Le 27 juillet 1886 (2)

17 Octobre 2014 , Rédigé par Eric Condette Publié dans #Textes

Le 27 juillet 1886 (2)

Voici la 2ème partie du document en patois de Meulin (Dompierre-les-Ormes) :

Yé pas l’tot, y faut que dz’alle tseuffer la Glaudine et pis les gars, qu’nous pouyins appieyer d’bonne heûre. En passant d’vant la batsesse, o s’débarboille un p’tion l’bout du nez : « l’ieau fraîtse, y fait point d’maux à c’te saison ; y réveuille ! »

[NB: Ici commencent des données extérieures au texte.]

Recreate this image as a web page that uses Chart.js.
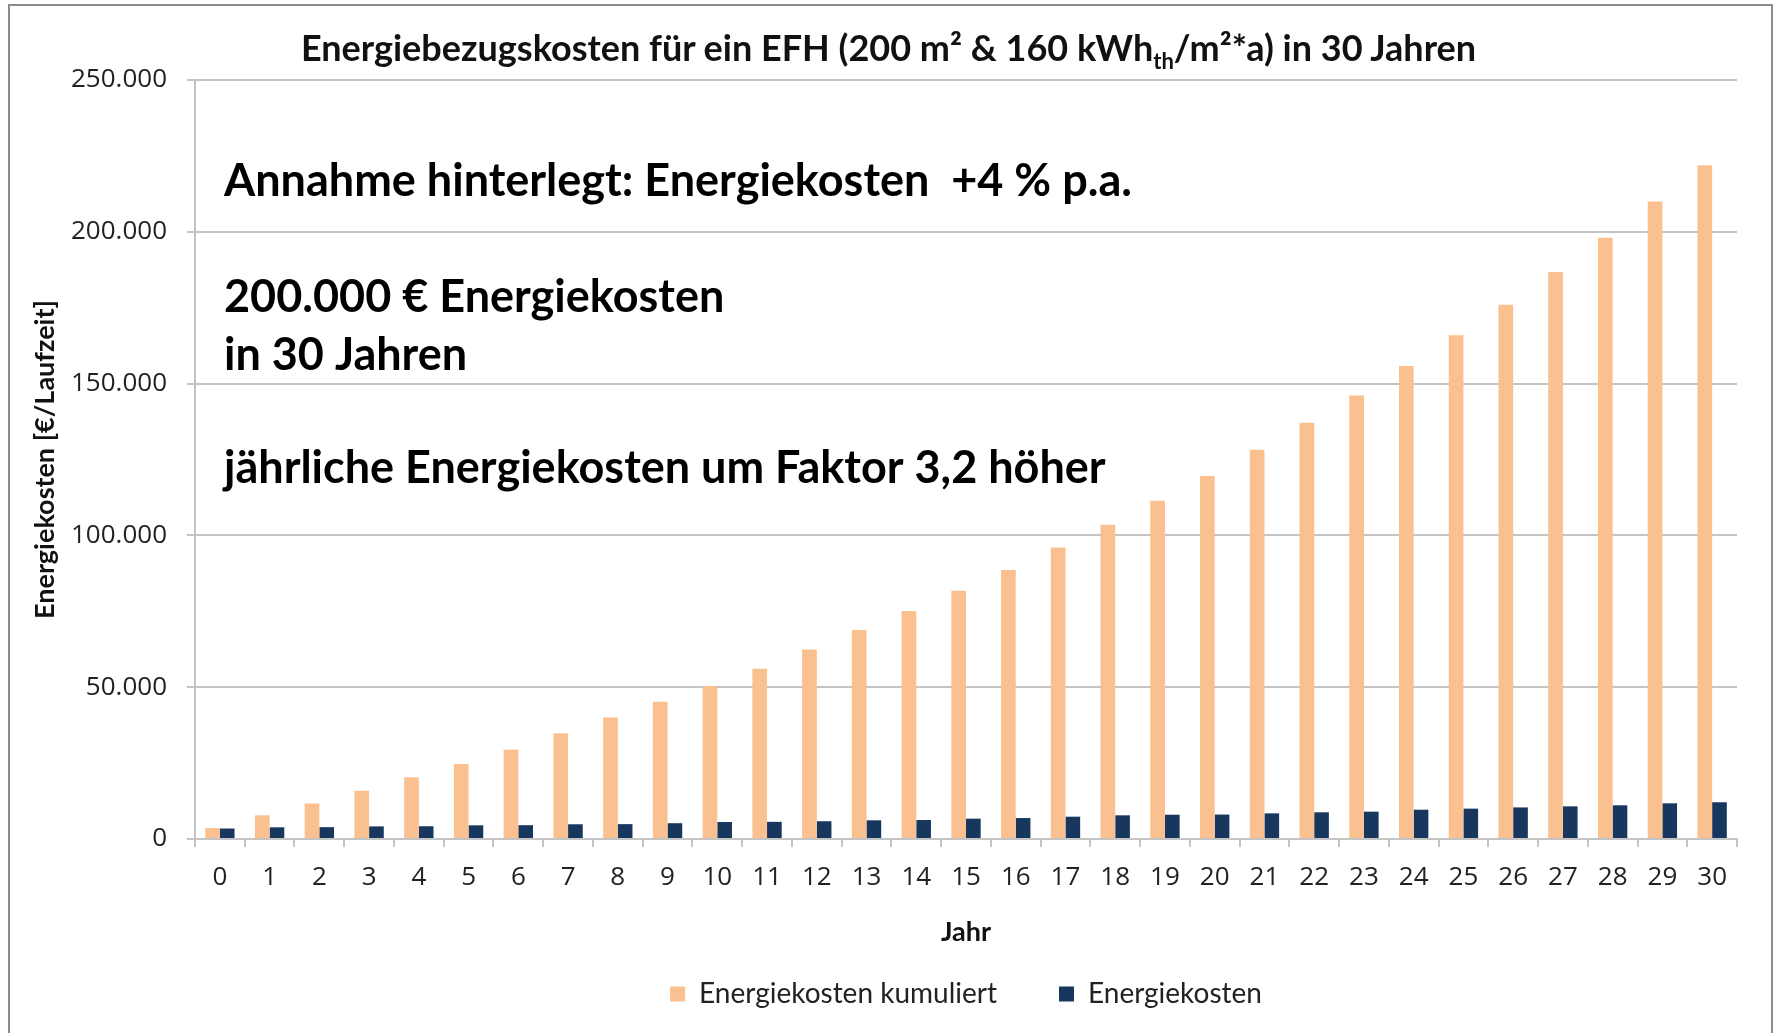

O r’vint à la maison p’y trouver la Glaudine qu’est dza après all’mer l’fu, dans la foyesse dave du dznêt et peu du ptié bos, p’faire tsauffer son lait et pis sa chicorée. L’Pierre-Marie et pis les gars, zeux, i(1) aimant meux la soppe, y tint meux au ventre…

« Dze crayos pas qu’t’ étos l’vée Glaudine ! »

« Ah ben ! dave le raffut qu’t’as fait ave tes sabots y’arot ben révyi des môs ! mais les gars, i ant p’têtre pas entendu zeux, vas don les quri ! »

l’Pierre-Marie enfeule l’écurie quoi ses 2 pus grands ant leu yéts :

« L’viz-vous les gars, nous vans c’menci la moisson audzordeu, y est l’matin qu’nous est le meux p’travailli. »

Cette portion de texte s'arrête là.